Elvis Costello's Il Sogno: Michael Tilson Thomas and
the London Symphony Orchestra
By Matthew Page
Sydney Star Observer
Issue 736
Published 21/10/2004
Shakespeare’s Midsummer Night’s Dream has received
another outing, this time in the form of a ballet
score, Il Sogno (The Dream), by the harmoniously
austere Elvis Costello.
Costello apparently abhors comparison with other composers and their compositions when tracking the inspirational incentive for his own work, and mostly rightly so, but after repeated listening I need to get these names out of my head – Bach, Tchaikovsky, Mendelssohn, Chopin, Stravinsky, Britten, Copland, Gershwin, Bernstein, Poulenc, Ravel, and film scorers Mancini and Williams.

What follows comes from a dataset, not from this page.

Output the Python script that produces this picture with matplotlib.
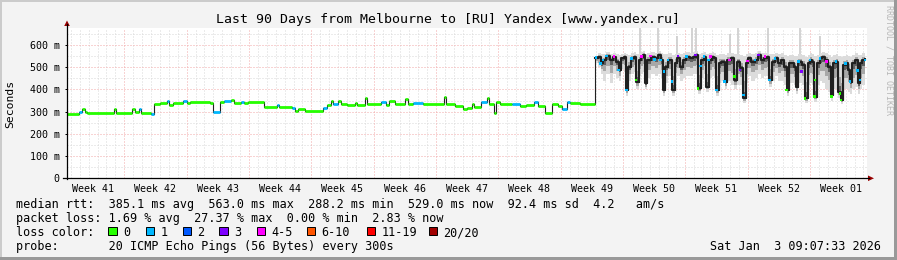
import matplotlib
matplotlib.use("Agg")
import matplotlib.pyplot as plt
from matplotlib.lines import Line2D
from matplotlib.patches import Rectangle, Polygon

W, H, DPI = 897, 260, 100

# ---------------- text / labels ----------------
title = "Last 90 Days from Melbourne to [RU] Yandex [www.yandex.ru]"
ylabel = "Seconds"
watermark = "RRDTOOL / TOBI OETIKER"
y_ticks = [0, 100, 200, 300, 400, 500, 600]
y_tick_labels = ["0", "100 m", "200 m", "300 m", "400 m", "500 m", "600 m"]
week_labels = ["Week 41", "Week 42", "Week 43", "Week 44", "Week 45", "Week 46", "Week 47",
               "Week 48", "Week 49", "Week 50", "Week 51", "Week 52", "Week 01"]
first_monday = 6.435   # days after the graph start
span_days = 89.78
legend_lines = [
    "median rtt:  385.1 ms avg  563.0 ms max  288.2 ms min  529.0 ms now  92.4 ms sd  4.2   am/s",
    "packet loss: 1.69 % avg  27.37 % max  0.00 % min  2.83 % now",
    "loss color:",
    "probe:       20 ICMP Echo Pings (56 Bytes) every 300s",
]
timestamp = "Sat Jan  3 09:07:33 2026"
loss_labels = ["0", "1", "2", "3", "4-5", "6-10", "11-19", "20/20"]
loss_colors = ["#26ff00", "#00b8ff", "#0059ff", "#7e00ff", "#ff00ff", "#ff5500", "#ff0000", "#a10000"]

# ---------------- data: steady part (steps) ----------------
days_a = [0.00, 1.35, 1.68, 2.02, 2.25, 5.28, 5.50, 7.30, 7.64, 8.09, 8.31, 9.43, 9.77, 10.44, 11.23,
          11.45, 11.90, 13.03, 13.47, 13.81, 16.06, 16.40, 17.18, 17.63, 18.42, 18.75, 19.54, 19.88,
          20.33, 22.12, 23.58, 23.81, 25.27, 25.60, 25.94, 26.73, 28.75, 29.20, 29.65, 29.87, 30.43,
          30.77, 31.44, 32.34, 32.57, 33.46, 33.69, 35.26, 35.82, 36.16, 36.83, 37.96, 38.29, 38.85,
          39.98, 42.34, 42.56, 43.57, 44.47, 44.92, 45.48, 45.70, 46.49, 47.16, 47.39, 47.95, 48.17,
          48.62, 49.97, 50.87, 51.54, 52.44, 52.89, 53.68, 54.46, 55.14, 55.59, 56.15, 56.49, 57.61]
median_a = [289, 300, 313, 300, 293, 310, 295, 313, 300, 310, 295, 289, 333, 340, 346, 330, 337, 346,
            337, 345, 340, 300, 345, 348, 354, 340, 342, 337, 342, 320, 330, 322, 316, 303, 310, 304,
            315, 330, 349, 335, 349, 335, 330, 337, 330, 360, 335, 344, 332, 349, 335, 355, 335, 340,
            335, 367, 335, 325, 312, 318, 333, 320, 343, 360, 333, 293, 345, 335, 335, 325, 330, 343,
            327, 292, 335, 325, 312, 345, 340, 335]
loss_a = [0, 1, 0, 0, 0, 0, 0, 0, 0, 1, 0, 1, 0, 0, 1, 0, 0, 1, 0, 0, 0, 1, 0, 1, 0, 0, 1, 0, 0, 0,
          1, 0, 1, 0, 0, 0, 1, 0, 0, 1, 0, 0, 0, 0, 0, 0, 0, 1, 0, 0, 0, 0, 0, 1, 0, 0, 0, 0, 0, 0,
          0, 0, 1, 0, 0, 0, 0, 0, 1, 0, 0, 1, 0, 0, 0, 0, 1, 1, 0, 0]

# ---------------- data: noisy part ----------------
days_b = [59.24, 59.63, 59.93, 60.19, 60.56, 60.94, 61.31, 61.68, 61.95, 62.25,
          62.55, 62.81, 63.00, 63.37, 63.67, 63.93, 64.20, 64.49, 64.68, 64.94,
          65.17, 65.61, 66.00, 66.37, 66.67, 66.93, 67.19, 67.49, 67.94, 68.24,
          68.54, 68.81, 69.18, 69.55, 69.93, 70.30, 70.67, 70.86, 71.16, 71.53,
          71.79, 72.06, 72.43, 72.66, 72.91, 73.18, 73.48, 73.86, 74.17, 74.56,
          74.93, 75.20, 75.58, 75.95, 76.22, 76.51, 76.81, 77.26, 77.63, 77.93,
          78.30, 78.57, 78.86, 79.13, 79.51, 79.88, 80.18, 80.52, 80.82, 81.08,
          81.38, 81.64, 81.90, 82.12, 82.50, 82.87, 83.18, 83.43, 83.69, 83.92,
          84.19, 84.56, 84.82, 85.12, 85.49, 85.79, 86.05, 86.36, 86.62, 86.92,
          87.18, 87.44, 87.67, 87.93, 88.19, 88.49, 88.79, 89.05, 89.31, 89.61]
median_b = [540, 547, 518, 532, 550, 532, 544, 525, 488, 540,
            547, 397, 502, 540, 547, 435, 532, 547, 555, 427,
            532, 547, 540, 555, 532, 397, 502, 532, 397, 518,
            540, 502, 532, 547, 540, 547, 555, 405, 532, 547,
            412, 532, 547, 540, 397, 518, 525, 435, 532, 540,
            443, 525, 495, 360, 518, 540, 525, 532, 555, 532,
            540, 547, 443, 525, 540, 518, 532, 502, 397, 518,
            518, 502, 412, 525, 510, 360, 518, 532, 525, 367,
            518, 540, 547, 532, 502, 375, 518, 525, 390, 352,
            510, 518, 488, 435, 518, 532, 427, 518, 532, 535]
smoke_lo_b = [520, 500, 470, 440, 470, 430, 470, 450, 440, 490,
              480, 370, 440, 470, 480, 400, 460, 470, 480, 400,
              450, 470, 460, 470, 450, 370, 430, 460, 370, 440,
              460, 440, 450, 460, 460, 470, 470, 380, 450, 470,
              390, 450, 460, 450, 370, 430, 440, 400, 440, 420,
              400, 420, 420, 340, 430, 460, 440, 450, 470, 450,
              460, 460, 410, 440, 460, 440, 440, 420, 370, 430,
              430, 420, 380, 430, 420, 340, 420, 430, 420, 345,
              420, 440, 430, 400, 390, 350, 400, 400, 360, 335,
              400, 400, 390, 380, 400, 410, 380, 400, 420, 430]
smoke_hi_b = [550, 565, 560, 560, 570, 560, 565, 560, 555, 560,
              565, 560, 555, 565, 570, 560, 565, 570, 575, 560,
              565, 570, 565, 575, 565, 560, 560, 565, 555, 560,
              565, 560, 565, 570, 565, 570, 575, 560, 565, 570,
              560, 565, 570, 565, 555, 560, 560, 555, 565, 565,
              560, 560, 555, 550, 560, 565, 560, 565, 575, 565,
              565, 570, 560, 560, 565, 560, 565, 555, 550, 555,
              555, 550, 550, 560, 555, 545, 555, 565, 560, 550,
              555, 565, 570, 565, 555, 545, 555, 560, 550, 545,
              550, 555, 550, 545, 555, 565, 555, 555, 565, 560]

# single high pings (light grey spikes)
spike_days = [64.35, 66.37, 68.50, 70.18, 70.58, 74.45, 75.35, 78.72, 82.31, 84.56]
spike_base = [550, 555, 545, 550, 555, 535, 520, 545, 530, 545]
spike_top = [690, 690, 640, 690, 690, 650, 690, 690, 690, 640]

# loss-coloured median dots in the noisy part
dot_days = [59.41, 59.93, 60.19, 60.56, 61.43, 61.95, 62.81, 63.37, 63.90, 64.49, 65.55, 66.00,
            66.67, 67.04, 67.49, 67.94, 68.61, 69.55, 70.60, 70.86, 71.16, 71.53, 72.06, 72.29,
            72.91, 73.86, 74.43, 74.99, 75.58, 75.95, 76.45, 77.26, 77.63, 78.38, 78.86, 79.51,
            80.82, 82.12, 82.50, 82.87, 83.43, 83.92, 84.00, 84.56, 85.32, 85.87, 86.36, 86.81,
            86.92, 87.44, 87.93, 88.79, 89.05, 89.61]
dot_ms = [545, 518, 532, 550, 547, 488, 397, 540, 443, 547, 550, 535,
          532, 480, 532, 435, 550, 547, 555, 405, 505, 547, 532, 547,
          397, 435, 532, 458, 488, 375, 528, 532, 555, 547, 443, 540,
          397, 525, 480, 360, 532, 367, 443, 540, 525, 368, 525, 383,
          352, 518, 435, 485, 443, 532]
dot_loss = [1, 1, 1, 1, 4, 1, 1, 1, 0, 4, 4, 1,
            1, 1, 1, 1, 3, 1, 3, 0, 1, 1, 1, 4,
            1, 1, 4, 0, 3, 1, 4, 1, 3, 4, 1, 1,
            0, 1, 3, 0, 1, 0, 0, 1, 4, 0, 1, 0,
            0, 1, 1, 1, 1, 1]

# ---------------- figure ----------------
MONO = "DejaVu Sans Mono"
fig = plt.figure(figsize=(W / DPI, H / DPI), dpi=DPI)
fig.patch.set_facecolor("#f3f3f3")


def fx(x):
    return x / W


def fy(y):
    return 1 - y / H


# 3D frame
fig.add_artist(Rectangle((0, fy(2)), 1, 2 / H, transform=fig.transFigure, color="#cbcbcb", lw=0))
fig.add_artist(Rectangle((0, 0), 2 / W, 1, transform=fig.transFigure, color="#cbcbcb", lw=0))
fig.add_artist(Rectangle((0, 0), 1, 3 / H, transform=fig.transFigure, color="#999999", lw=0))
fig.add_artist(Rectangle((fx(894), 0), 3 / W, 1, transform=fig.transFigure, color="#999999", lw=0))

L, R, T, B = 67, 866.5, 28, 178.3
ax = fig.add_axes([fx(L), fy(B), (R - L) / W, (B - T) / H])
ax.set_facecolor("white")
for s in ax.spines.values():
    s.set_visible(False)
ax.set_xlim(0, span_days)
ax.set_ylim(0, (B - T) / (133.3 / 600))

dot = (0, (1, 2))
MAJ = "#f2a8a8"
MIN = "#d8d8d8"
# horizontal grid
for v in range(50, 700, 50):
    if v % 100 == 0:
        ax.axhline(v, color=MAJ, lw=0.72, ls=dot, zorder=1)
    else:
        ax.axhline(v, color=MIN, lw=0.72, ls=dot, zorder=0.5)
# vertical grid: daily minor, weekly major
k = -6
while first_monday + k < span_days:
    d = first_monday + k
    if d > 0.3:
        if k % 7 == 0:
            ax.axvline(d, color=MAJ, lw=0.72, ls=dot, zorder=1)
        else:
            ax.axvline(d, color=MIN, lw=0.72, ls=dot, zorder=0.5)
    k += 1

# smoke
ax.fill_between(days_b, smoke_lo_b, smoke_hi_b, step="post", color="#dcdcdc", lw=0, zorder=2)
mid_lo = [m - (m - lo) * 0.55 for m, lo in zip(median_b, smoke_lo_b)]
mid_hi = [m + (hi - m) * 0.4 for m, hi in zip(median_b, smoke_hi_b)]
ax.fill_between(days_b, mid_lo, mid_hi, step="post", color="#a8a8a8", lw=0, zorder=2.1)
in_lo = [m - (m - lo) * 0.22 for m, lo in zip(median_b, smoke_lo_b)]
in_hi = [m + (hi - m) * 0.15 for m, hi in zip(median_b, smoke_hi_b)]
ax.fill_between(days_b, in_lo, in_hi, step="post", color="#606060", lw=0, zorder=2.2)
ax.vlines(spike_days, spike_base, spike_top, color="#c8c8c8", lw=1.1, zorder=1.8)

# median line
all_days = days_a + days_b
all_med = median_a + median_b
ax.plot(all_days, all_med, drawstyle="steps-post", color="#202020", lw=0.8, zorder=3)
ax.plot(days_b, median_b, drawstyle="steps-post", color="#202020", lw=1.5, zorder=3.2)
ends = days_a[1:] + [days_b[0]]
for d0, d1, m, l in zip(days_a, ends, median_a, loss_a):
    ax.hlines(m, d0, d1, color=loss_colors[l], lw=2.0, zorder=3.1)
ax.scatter(dot_days, dot_ms, s=3.6, marker="s", c=[loss_colors[l] for l in dot_loss],
           linewidths=0, zorder=4)

# ticks
ax.set_yticks(y_ticks, y_tick_labels)
week_centers = [first_monday - 3.5 + 7 * i for i in range(len(week_labels))]
ax.set_xticks(week_centers, week_labels)
ax.tick_params(axis="y", length=1.8, width=0.72, pad=3.6, labelsize=7.2, color="black")
ax.tick_params(axis="x", length=0, pad=4.0, labelsize=7.2)
for lab in ax.get_xticklabels() + ax.get_yticklabels():
    lab.set_family(MONO)

# axes lines and arrows
fig.add_artist(Line2D([fx(L), fx(L)], [fy(B + 0.5), fy(24)], color="black", lw=0.9,
                      transform=fig.transFigure))
fig.add_artist(Line2D([fx(63), fx(869)], [fy(B), fy(B)], color="black", lw=0.9,
                      transform=fig.transFigure))
fig.add_artist(Polygon([(fx(64.2), fy(26)), (fx(69.8), fy(26)), (fx(67), fy(20.5))],
                       closed=True, transform=fig.transFigure, color="#990000", lw=0))
fig.add_artist(Polygon([(fx(868), fy(B - 2.8)), (fx(868), fy(B + 2.8)), (fx(874), fy(B))],
                       closed=True, transform=fig.transFigure, color="#990000", lw=0))

# texts
fig.text(fx(447.7), fy(23), title, ha="center", va="baseline", family=MONO, size=9.55)
fig.text(fx(10.5), fy(103.5), ylabel, ha="center", va="center", rotation=90, family=MONO, size=8.2)
fig.text(fx(888.5), fy(60), watermark, ha="center", va="center", rotation=270, family=MONO,
         size=6.0, color="#b8b8b8")
baselines = [208.3, 222.3, 236.3, 250.3]
for txt, yb in zip(legend_lines, baselines):
    fig.text(fx(16), fy(yb), txt, ha="left", va="baseline", family=MONO, size=8.5)
fig.text(fx(880.5), fy(250.3), timestamp, ha="right", va="baseline", family=MONO, size=8.5)

box_x = [108.3, 145.7, 182.5, 219.2, 256.7, 306.5, 366.7, 429.0]
for bx, lab, col in zip(box_x, loss_labels, loss_colors):
    fig.add_artist(Rectangle((fx(bx), fy(234.8)), 8.3 / W, 8.3 / H, transform=fig.transFigure,
                             facecolor=col, edgecolor="black", lw=0.7))
    fig.text(fx(bx + 14.5), fy(236.3), lab, ha="left", va="baseline", family=MONO, size=8.5)

fig.savefig("out.png", dpi=DPI, facecolor=fig.get_facecolor())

Costello’s oeuvre usually contains elements of jazz, folk, punk, soul, bluegrass and rhythm and blues and there are traces of all these styles here as well as a new wistful bow being shown tripping along with the narrative fantasy. The gallantry of fanfares, hunting horns and ceremonial themes, whilst robust, tends to border on cliché, but fortunately is never completely trite. Perhaps the nature of ballet scores requires partial caricature to clarify dramatic intention and aid ease of understanding.
So come hang with the hippest Latin swaying fairies in the forest – the score is picturesque in detail, simple in its task and ultimately satisfying on its merry journey.